Ingres was a great painter of the early 19th century. This was a time of new and changing art styles as Revolutions sprung up around the world on daily basis. Ingres was from France, art capital of the world at the time, much how Italy was the great center of art during the Renaissance. It was the Neoclassical style that Ingres fashioned himself after. Recalling the art of ancient Greece and Rome, Ingres painted histories and portraits. His art was the opposite of that of another French painter, Eugene Delacroix. Delacroix was a painter who worked in the new Romantic style, something that went against the very foundations of Neoclassicism.

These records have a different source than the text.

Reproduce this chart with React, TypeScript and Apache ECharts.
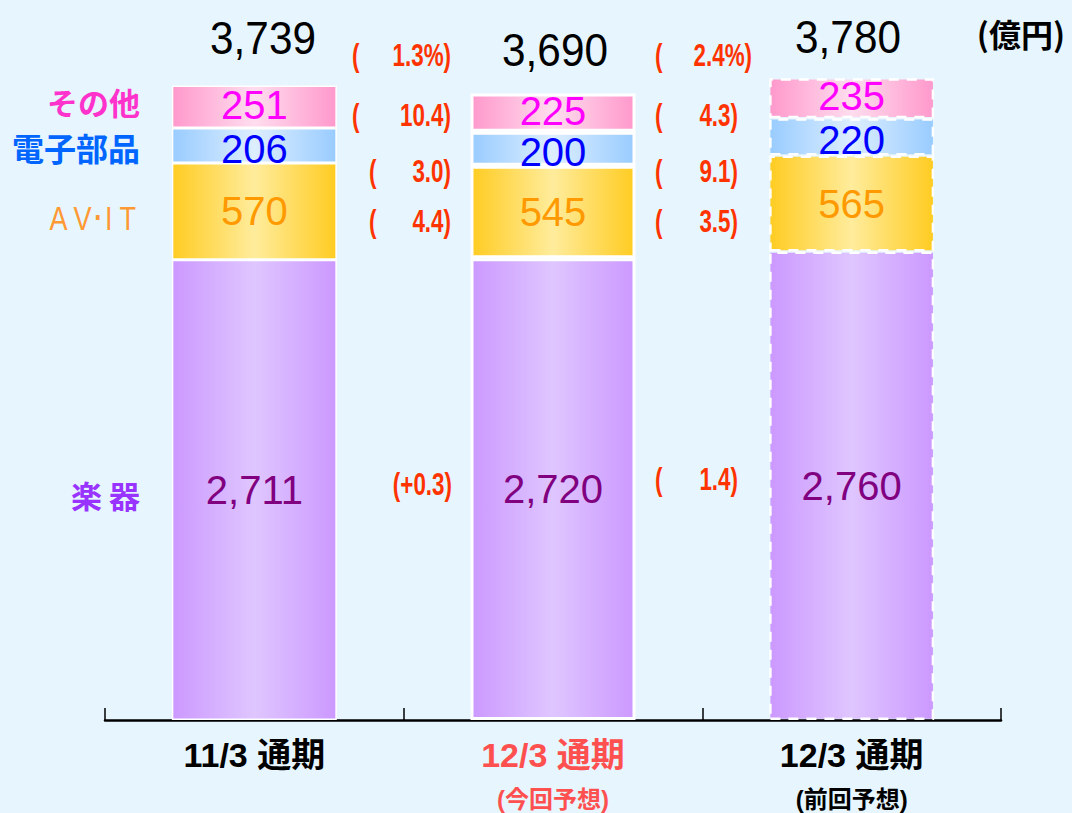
import React, { useEffect, useRef } from "react";
import * as echarts from "echarts";

// ---- Data ----
const categories = ["11/3 通期", "12/3 通期", "12/3 通期"];
const categoryNotes = ["", "(今回予想)", "(前回予想)"];
const instruments = [2711, 2720, 2760];
const avIt = [570, 545, 565];
const electronic = [206, 200, 220];
const others = [251, 225, 235];
const totals = [3739, 3690, 3780];
const segmentNames = ["その他", "電子部品", "A V･I T", "楽 器"];
// changes: total, others, electronic, AV-IT, instruments
const changeVsPrevYear = ["1.3%", "10.4", "3.0", "4.4", "+0.3"];
const changeVsPrevForecast = ["2.4%", "4.3", "9.1", "3.5", "1.4"];
const unitLabel = "(億円)";

// ---- Layout (pixel positions of annotations) ----
const totalPos = [
  { x: 263, y: 38 },
  { x: 555, y: 50 },
  { x: 848, y: 37 },
];
const changeRowsY1 = [55, 115, 171, 221, 484];
const changeRowsY2 = [55, 115, 171, 221, 479];
const changeParenX1 = [352, 352, 369, 369, 378];
const changeRightX1 = [451, 451, 451, 451, 452];
const changeParenX2 = [655, 655, 655, 655, 655];
const changeRightX2 = [752, 738, 738, 738, 738];
const segLabelY = [101, 147, 219, 494];
const segLabelColors = ["#FF33CC", "#0066FF", "#FF9933", "#9933FF"];

const SANS = "'Liberation Sans', Arial, sans-serif";
const CJK = "'Noto Sans CJK JP', sans-serif";
const MIXED = "'Liberation Sans', 'Noto Sans CJK JP', sans-serif";

function grad(edge: string, mid: string) {
  return {
    type: "linear",
    x: 0,
    y: 0,
    x2: 1,
    y2: 0,
    colorStops: [
      { offset: 0, color: edge },
      { offset: 0.5, color: mid },
      { offset: 1, color: edge },
    ],
  };
}

const borderStyles = [
  { borderColor: "#FFFFFF", borderWidth: 1.5, borderType: "solid" },
  { borderColor: "#FFFFFF", borderWidth: 3, borderType: "solid" },
  { borderColor: "#FFFFFF", borderWidth: 2.5, borderType: [10, 8] },
];

function items(values: number[]) {
  return values.map((v, i) => ({ value: v, itemStyle: { ...borderStyles[i] } }));
}

export default function App() {
  const ref = useRef<HTMLDivElement>(null);

  useEffect(() => {
    if (!ref.current) return;
    const chart = echarts.init(ref.current, undefined, { renderer: "svg" });

    const fmt = (n: number) => n.toLocaleString("en-US");

    const graphics: any[] = [];
    totals.forEach((t, i) => {
      graphics.push({
        type: "text",
        x: totalPos[i].x,
        y: totalPos[i].y,
        scaleX: 0.92,
        style: {
          text: fmt(t),
          fill: "#000000",
          fontSize: 46,
          fontFamily: SANS,
          align: "center",
          verticalAlign: "middle",
          textAlign: "center",
          textVerticalAlign: "middle",
        },
      });
    });
    graphics.push({
      type: "text",
      x: 1065,
      y: 33,
      style: {
        text: unitLabel,
        fill: "#000000",
        fontSize: 32,
        fontWeight: "bold",
        fontFamily: CJK,
        align: "right",
        verticalAlign: "middle",
        textAlign: "right",
        textVerticalAlign: "middle",
      },
    });
    segmentNames.forEach((name, i) => {
      const isAv = i === 2;
      graphics.push({
        type: "text",
        x: isAv ? 136 : 140,
        y: segLabelY[i],
        scaleX: isAv ? 0.82 : 1,
        style: {
          text: name,
          fill: segLabelColors[i],
          fontSize: isAv ? 33 : i === 1 ? 32 : 31,
          fontWeight: isAv ? "normal" : "bold",
          fontFamily: isAv ? SANS : CJK,
          align: "right",
          verticalAlign: "middle",
          textAlign: "right",
          textVerticalAlign: "middle",
        },
      });
    });
    const addChanges = (vals: string[], ys: number[], px: number[], rx: number[]) => {
      vals.forEach((v, i) => {
        const base = {
          fill: "#FF3300",
          fontSize: 32,
          fontWeight: "bold",
          fontFamily: SANS,
          verticalAlign: "middle",
          textVerticalAlign: "middle",
        };
        if (v.startsWith("+")) {
          graphics.push({
            type: "text",
            x: rx[i],
            y: ys[i],
            scaleX: 0.7,
            style: { ...base, text: "(" + v + ")", align: "right", textAlign: "right" },
          });
        } else {
          graphics.push({
            type: "text",
            x: px[i],
            y: ys[i],
            scaleX: 0.7,
            style: { ...base, text: "(", align: "left", textAlign: "left" },
          });
          graphics.push({
            type: "text",
            x: rx[i],
            y: ys[i],
            scaleX: 0.7,
            style: { ...base, text: v + ")", align: "right", textAlign: "right" },
          });
        }
      });
    };
    addChanges(changeVsPrevYear, changeRowsY1, changeParenX1, changeRightX1);
    addChanges(changeVsPrevForecast, changeRowsY2, changeParenX2, changeRightX2);

    const seriesDefs = [
      { name: "楽器", data: instruments, color: grad("#CC99FF", "#DFC6FF"), label: "#800080", offset: [0, 0] },
      { name: "AV・IT", data: avIt, color: grad("#FFCC22", "#FFEC9C"), label: "#FF9900", offset: [0, 0] },
      { name: "電子部品", data: electronic, color: grad("#99CCFF", "#DDEEFF"), label: "#0000FF", offset: [0, 3] },
      { name: "その他", data: others, color: grad("#FF99CC", "#FFDDEE"), label: "#FF00FF", offset: [0, -2] },
    ];

    chart.setOption({
      animation: false,
      backgroundColor: "#E6F5FE",
      grid: { left: 105, right: 71, top: 41, bottom: 93 },
      xAxis: {
        type: "category",
        data: categories,
        boundaryGap: true,
        axisLine: { show: true, lineStyle: { color: "#000000", width: 2.5 } },
        axisTick: { show: true, inside: true, length: 12, lineStyle: { color: "#000000", width: 1.5 } },
        axisLabel: {
          margin: 17,
          interval: 0,
          verticalAlign: "top",
          formatter: (value: string, index: number) => {
            const main = index === 1 ? "ar" : "a";
            const sub = index === 1 ? "br" : "b";
            const note = categoryNotes[index];
            return `{${main}|${value}}` + (note ? `\n{${sub}|${note}}` : "");
          },
          rich: {
            a: { fontSize: 34, fontWeight: "bold", fontFamily: MIXED, color: "#000000", lineHeight: 36 },
            ar: { fontSize: 34, fontWeight: "bold", fontFamily: MIXED, color: "#FF5050", lineHeight: 36 },
            b: { fontSize: 24, fontWeight: "bold", fontFamily: MIXED, color: "#000000", lineHeight: 52 },
            br: { fontSize: 24, fontWeight: "bold", fontFamily: MIXED, color: "#FF5050", lineHeight: 52 },
          },
        },
      },
      yAxis: {
        type: "value",
        min: 0,
        max: 4000,
        show: false,
        splitLine: { show: false },
      },
      graphic: graphics,
      series: seriesDefs.map((s) => ({
        name: s.name,
        type: "bar",
        stack: "total",
        barWidth: 165,
        data: items(s.data),
        itemStyle: { color: s.color },
        label: {
          show: true,
          position: "inside",
          offset: s.offset,
          fontSize: 40,
          lineHeight: 30,
          fontFamily: SANS,
          color: s.label,
          formatter: (p: any) => fmt(p.value),
        },
      })),
    });

    return () => chart.dispose();
  }, []);

  return (
    <div
      ref={ref}
      style={{ position: "fixed", left: 0, top: 0, width: 1072, height: 813 }}
    />
  );
}
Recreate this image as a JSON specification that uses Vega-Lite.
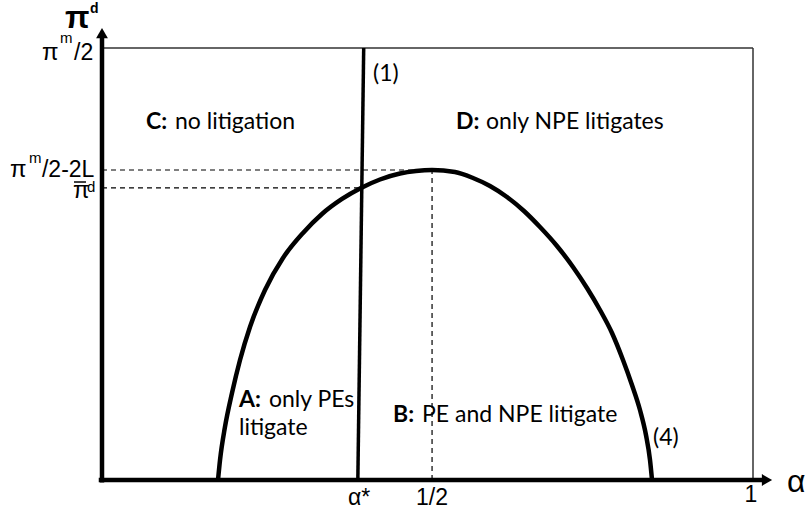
{
  "$schema": "https://vega.github.io/schema/vega-lite/v6.json",
  "width": 809,
  "height": 521,
  "padding": 0,
  "autosize": {"type": "none"},
  "config": {"view": {"stroke": null}},
  "datasets": {
    "thick": [
      {"x": 0, "y": -0.006, "x2": 0, "y2": 1.023},
      {"x": -0.005, "y": 0, "x2": 1.0154, "y2": 0}
    ],
    "line1": [
      {"x": 0.393, "y": 0, "x2": 0.402, "y2": 1}
    ],
    "thin": [
      {"x": 0, "y": 1, "x2": 1, "y2": 1},
      {"x": 1, "y": 0, "x2": 1, "y2": 1}
    ],
    "macron": [
      {"x": -0.043, "y": 0.6898, "x2": -0.0246, "y2": 0.6898}
    ],
    "dashed": [
      {"x": 0, "y": 0.7176, "x2": 0.507, "y2": 0.7176},
      {"x": 0, "y": 0.676, "x2": 0.396, "y2": 0.676},
      {"x": 0.507, "y": 0, "x2": 0.507, "y2": 0.7176}
    ],
    "curve": [
      {"i": 0, "x": 0.1782, "y": 0},
      {"i": 1, "x": 0.1813, "y": 0.0463},
      {"i": 2, "x": 0.1889, "y": 0.1227},
      {"i": 3, "x": 0.1997, "y": 0.2014},
      {"i": 4, "x": 0.2120, "y": 0.2778},
      {"i": 5, "x": 0.2273, "y": 0.3542},
      {"i": 6, "x": 0.2504, "y": 0.4398},
      {"i": 7, "x": 0.2780, "y": 0.5139},
      {"i": 8, "x": 0.3088, "y": 0.5718},
      {"i": 9, "x": 0.3379, "y": 0.6157},
      {"i": 10, "x": 0.3687, "y": 0.6505},
      {"i": 11, "x": 0.3978, "y": 0.6759},
      {"i": 12, "x": 0.4270, "y": 0.6956},
      {"i": 13, "x": 0.4578, "y": 0.7095},
      {"i": 14, "x": 0.4823, "y": 0.7153},
      {"i": 15, "x": 0.5069, "y": 0.7176},
      {"i": 16, "x": 0.5422, "y": 0.7130},
      {"i": 17, "x": 0.5699, "y": 0.6991},
      {"i": 18, "x": 0.5960, "y": 0.6806},
      {"i": 19, "x": 0.6221, "y": 0.6551},
      {"i": 20, "x": 0.6482, "y": 0.6227},
      {"i": 21, "x": 0.6728, "y": 0.5856},
      {"i": 22, "x": 0.6989, "y": 0.5417},
      {"i": 23, "x": 0.7235, "y": 0.4931},
      {"i": 24, "x": 0.7450, "y": 0.4444},
      {"i": 25, "x": 0.7650, "y": 0.3935},
      {"i": 26, "x": 0.7834, "y": 0.3403},
      {"i": 27, "x": 0.8003, "y": 0.2778},
      {"i": 28, "x": 0.8141, "y": 0.2199},
      {"i": 29, "x": 0.8264, "y": 0.1620},
      {"i": 30, "x": 0.8356, "y": 0.1042},
      {"i": 31, "x": 0.8418, "y": 0.0463},
      {"i": 32, "x": 0.8449, "y": 0}
    ],
    "arrowUp": [{"x": 0, "y": 1.0347}],
    "arrowRight": [{"x": 1.0215, "y": 0}],
    "regionBold": [
      {"x": 0.0676, "y": 0.8125, "t": "C:"},
      {"x": 0.5438, "y": 0.8125, "t": "D:"},
      {"x": 0.2104, "y": 0.1690, "t": "A:"},
      {"x": 0.4470, "y": 0.1343, "t": "B:"}
    ],
    "regionText": [
      {"x": 0.1121, "y": 0.8125, "t": "no litigation"},
      {"x": 0.5899, "y": 0.8125, "t": "only NPE litigates"},
      {"x": 0.2565, "y": 0.1690, "t": "only PEs"},
      {"x": 0.2104, "y": 0.1042, "t": "litigate"},
      {"x": 0.4916, "y": 0.1343, "t": "PE and NPE litigate"},
      {"x": 0.4163, "y": 0.9236, "t": "(1)"},
      {"x": 0.8464, "y": 0.0810, "t": "(4)"}
    ],
    "mathPi": [
      {"x": -0.0922, "y": 0.9722, "t": "π"},
      {"x": -0.1413, "y": 0.7014, "t": "π"},
      {"x": -0.0446, "y": 0.6528, "t": "π"}
    ],
    "mathLeft": [
      {"x": -0.0430, "y": 0.9722, "t": "/2"},
      {"x": -0.0922, "y": 0.7014, "t": "/2-2L"}
    ],
    "mathSup": [
      {"x": -0.0645, "y": 1.0116, "t": "m"},
      {"x": -0.1121, "y": 0.7338, "t": "m"},
      {"x": -0.0230, "y": 0.6667, "t": "d"}
    ],
    "mathCenter": [
      {"x": 0.3948, "y": -0.0579, "t": "α*"},
      {"x": 0.5069, "y": -0.0579, "t": "1/2"},
      {"x": 0.9969, "y": -0.0509, "t": "1"}
    ],
    "alphaBig": [{"x": 1.0522, "y": -0.0278, "t": "α"}],
    "piBig": [{"x": -0.0568, "y": 1.0463, "t": "π"}],
    "piSup": [{"x": -0.0184, "y": 1.0810, "t": "d"}]
  },
  "layer": [
    {
      "data": {"name": "dashed"},
      "mark": {"type": "rule", "color": "#000", "strokeWidth": 1.2, "strokeDash": [5, 4]},
      "encoding": {
        "x": {"field": "x", "type": "quantitative", "scale": {"domain": [-0.15668, 1.08602], "nice": false, "zero": false}, "axis": null},
        "y": {"field": "y", "type": "quantitative", "scale": {"domain": [-0.09491, 1.11111], "nice": false, "zero": false}, "axis": null},
        "x2": {"field": "x2"},
        "y2": {"field": "y2"}
      }
    },
    {
      "data": {"name": "thin"},
      "mark": {"type": "rule", "color": "#333", "strokeWidth": 1.5},
      "encoding": {
        "x": {"field": "x", "type": "quantitative", "scale": {"domain": [-0.15668, 1.08602], "nice": false, "zero": false}, "axis": null},
        "y": {"field": "y", "type": "quantitative", "scale": {"domain": [-0.09491, 1.11111], "nice": false, "zero": false}, "axis": null},
        "x2": {"field": "x2"},
        "y2": {"field": "y2"}
      }
    },
    {
      "data": {"name": "macron"},
      "mark": {"type": "rule", "color": "#000", "strokeWidth": 1.5},
      "encoding": {
        "x": {"field": "x", "type": "quantitative", "scale": {"domain": [-0.15668, 1.08602], "nice": false, "zero": false}, "axis": null},
        "y": {"field": "y", "type": "quantitative", "scale": {"domain": [-0.09491, 1.11111], "nice": false, "zero": false}, "axis": null},
        "x2": {"field": "x2"},
        "y2": {"field": "y2"}
      }
    },
    {
      "data": {"name": "line1"},
      "mark": {"type": "rule", "color": "#000", "strokeWidth": 3.5},
      "encoding": {
        "x": {"field": "x", "type": "quantitative", "scale": {"domain": [-0.15668, 1.08602], "nice": false, "zero": false}, "axis": null},
        "y": {"field": "y", "type": "quantitative", "scale": {"domain": [-0.09491, 1.11111], "nice": false, "zero": false}, "axis": null},
        "x2": {"field": "x2"},
        "y2": {"field": "y2"}
      }
    },
    {
      "data": {"name": "curve"},
      "mark": {"type": "line", "color": "#000", "strokeWidth": 4.5, "interpolate": "monotone"},
      "encoding": {
        "x": {"field": "x", "type": "quantitative", "scale": {"domain": [-0.15668, 1.08602], "nice": false, "zero": false}, "axis": null},
        "y": {"field": "y", "type": "quantitative", "scale": {"domain": [-0.09491, 1.11111], "nice": false, "zero": false}, "axis": null},
        "order": {"field": "i", "type": "quantitative"}
      }
    },
    {
      "data": {"name": "thick"},
      "mark": {"type": "rule", "color": "#000", "strokeWidth": 4.5},
      "encoding": {
        "x": {"field": "x", "type": "quantitative", "scale": {"domain": [-0.15668, 1.08602], "nice": false, "zero": false}, "axis": null},
        "y": {"field": "y", "type": "quantitative", "scale": {"domain": [-0.09491, 1.11111], "nice": false, "zero": false}, "axis": null},
        "x2": {"field": "x2"},
        "y2": {"field": "y2"}
      }
    },
    {
      "data": {"name": "arrowUp"},
      "mark": {"type": "point", "shape": "triangle-up", "filled": true, "color": "#000", "size": 140, "opacity": 1},
      "encoding": {
        "x": {"field": "x", "type": "quantitative", "scale": {"domain": [-0.15668, 1.08602], "nice": false, "zero": false}, "axis": null},
        "y": {"field": "y", "type": "quantitative", "scale": {"domain": [-0.09491, 1.11111], "nice": false, "zero": false}, "axis": null}
      }
    },
    {
      "data": {"name": "arrowRight"},
      "mark": {"type": "point", "shape": "triangle-right", "filled": true, "color": "#000", "size": 140, "opacity": 1},
      "encoding": {
        "x": {"field": "x", "type": "quantitative", "scale": {"domain": [-0.15668, 1.08602], "nice": false, "zero": false}, "axis": null},
        "y": {"field": "y", "type": "quantitative", "scale": {"domain": [-0.09491, 1.11111], "nice": false, "zero": false}, "axis": null}
      }
    },
    {
      "data": {"name": "regionBold"},
      "mark": {"type": "text", "align": "left", "baseline": "alphabetic", "font": "Lato", "fontSize": 23, "fontWeight": "bold", "color": "#000"},
      "encoding": {
        "x": {"field": "x", "type": "quantitative", "scale": {"domain": [-0.15668, 1.08602], "nice": false, "zero": false}, "axis": null},
        "y": {"field": "y", "type": "quantitative", "scale": {"domain": [-0.09491, 1.11111], "nice": false, "zero": false}, "axis": null},
        "text": {"field": "t"}
      }
    },
    {
      "data": {"name": "regionText"},
      "mark": {"type": "text", "align": "left", "baseline": "alphabetic", "font": "Lato", "fontSize": 23, "color": "#000"},
      "encoding": {
        "x": {"field": "x", "type": "quantitative", "scale": {"domain": [-0.15668, 1.08602], "nice": false, "zero": false}, "axis": null},
        "y": {"field": "y", "type": "quantitative", "scale": {"domain": [-0.09491, 1.11111], "nice": false, "zero": false}, "axis": null},
        "text": {"field": "t"}
      }
    },
    {
      "data": {"name": "mathPi"},
      "mark": {"type": "text", "align": "left", "baseline": "alphabetic", "font": "Liberation Sans", "fontSize": 24, "color": "#000"},
      "encoding": {
        "x": {"field": "x", "type": "quantitative", "scale": {"domain": [-0.15668, 1.08602], "nice": false, "zero": false}, "axis": null},
        "y": {"field": "y", "type": "quantitative", "scale": {"domain": [-0.09491, 1.11111], "nice": false, "zero": false}, "axis": null},
        "text": {"field": "t"}
      }
    },
    {
      "data": {"name": "mathLeft"},
      "mark": {"type": "text", "align": "left", "baseline": "alphabetic", "font": "Liberation Sans", "fontSize": 23, "color": "#000"},
      "encoding": {
        "x": {"field": "x", "type": "quantitative", "scale": {"domain": [-0.15668, 1.08602], "nice": false, "zero": false}, "axis": null},
        "y": {"field": "y", "type": "quantitative", "scale": {"domain": [-0.09491, 1.11111], "nice": false, "zero": false}, "axis": null},
        "text": {"field": "t"}
      }
    },
    {
      "data": {"name": "mathSup"},
      "mark": {"type": "text", "align": "left", "baseline": "alphabetic", "font": "Liberation Sans", "fontSize": 15, "color": "#000"},
      "encoding": {
        "x": {"field": "x", "type": "quantitative", "scale": {"domain": [-0.15668, 1.08602], "nice": false, "zero": false}, "axis": null},
        "y": {"field": "y", "type": "quantitative", "scale": {"domain": [-0.09491, 1.11111], "nice": false, "zero": false}, "axis": null},
        "text": {"field": "t"}
      }
    },
    {
      "data": {"name": "mathCenter"},
      "mark": {"type": "text", "align": "center", "baseline": "alphabetic", "font": "Liberation Sans", "fontSize": 23, "color": "#000"},
      "encoding": {
        "x": {"field": "x", "type": "quantitative", "scale": {"domain": [-0.15668, 1.08602], "nice": false, "zero": false}, "axis": null},
        "y": {"field": "y", "type": "quantitative", "scale": {"domain": [-0.09491, 1.11111], "nice": false, "zero": false}, "axis": null},
        "text": {"field": "t"}
      }
    },
    {
      "data": {"name": "alphaBig"},
      "mark": {"type": "text", "align": "left", "baseline": "alphabetic", "font": "Liberation Sans", "fontSize": 32, "color": "#000"},
      "encoding": {
        "x": {"field": "x", "type": "quantitative", "scale": {"domain": [-0.15668, 1.08602], "nice": false, "zero": false}, "axis": null},
        "y": {"field": "y", "type": "quantitative", "scale": {"domain": [-0.09491, 1.11111], "nice": false, "zero": false}, "axis": null},
        "text": {"field": "t"}
      }
    },
    {
      "data": {"name": "piBig"},
      "mark": {"type": "text", "align": "left", "baseline": "alphabetic", "font": "Liberation Sans", "fontSize": 32, "fontWeight": "bold", "color": "#000"},
      "encoding": {
        "x": {"field": "x", "type": "quantitative", "scale": {"domain": [-0.15668, 1.08602], "nice": false, "zero": false}, "axis": null},
        "y": {"field": "y", "type": "quantitative", "scale": {"domain": [-0.09491, 1.11111], "nice": false, "zero": false}, "axis": null},
        "text": {"field": "t"}
      }
    },
    {
      "data": {"name": "piSup"},
      "mark": {"type": "text", "align": "left", "baseline": "alphabetic", "font": "Liberation Sans", "fontSize": 14, "fontWeight": "bold", "color": "#000"},
      "encoding": {
        "x": {"field": "x", "type": "quantitative", "scale": {"domain": [-0.15668, 1.08602], "nice": false, "zero": false}, "axis": null},
        "y": {"field": "y", "type": "quantitative", "scale": {"domain": [-0.09491, 1.11111], "nice": false, "zero": false}, "axis": null},
        "text": {"field": "t"}
      }
    }
  ]
}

Though Ingres painted many historical scenes as was very common in the Neoclassical tradition, it wasn’t what he was best remembered for. It is his figures that have lasted the test of time, those portraits and other paintings for which he is best known today. One such painting is Ingres’ The Grand Odalisque. This painting portrays an odalisque, a concubine, lounging on a bed of fine sheets and silk watching the viewer over one shoulder. Many people have considered this painting a break from Ingres usual style as there is more at work here than the simplicity of Neoclassicism. The long body of the odalisque is somewhat disproportional, an echo of Mannerism, an art form very against the proportions and strict idealism and realism of the classical tradition. Her head is too small for the rest of her body. The back is long, twisted at a slightly unnatural angle. The limbs too are very long, yet graceful at the same time, not at all awkward as we would imagine them to be.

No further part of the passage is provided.